An Austrian company, Heliovis, has developed an inflatable cylindrical thermal concentrator which concentrates sunlight onto a central thermal receiver, similarly to a parabolic trough, but at a much lower cost.

The concentrator is made of three plastic films: a base film, a transparent film and a mirror film. The mirror film divides the concentrator into two air-tight chambers running lengthwise through the tube. Small pressure differences between the top and bottom chambers arch the mirror film downward. This creates a mirror channel that concentrates the sun rays onto a thermal receiver containing a fluid in the upper chamber. The fluid within the chamber can reach temperatures of 400 to 600° C.

Each  220 meters long HELIOtube can output 1 megawatt of thermal energy. The tube, which is 9 metres in diameter, is held in place by standard steel pillars and circles which are modular in design. Every circle is equipped with a motor, thus allowing the HELIOtube to rotate up to 340° degrees around its own axis.

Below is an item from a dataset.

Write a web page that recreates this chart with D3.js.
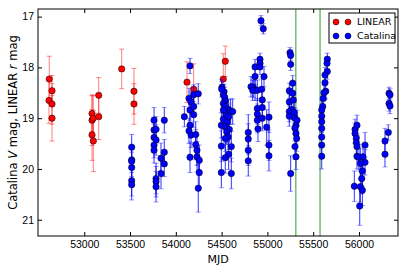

Heliovis says that its technology costs less than half as much as conventional trough systems and reduces CO2 emissions by 40% because the materials are much less resource intensive and can be recycled at their end of life.

The system can be “rolled up” and transported in a standard shipping container, and then inflated once on the site, which represents a significant advantage over other trough systems in logistics costs.

A pilot system is currently undergoing testing in Spain.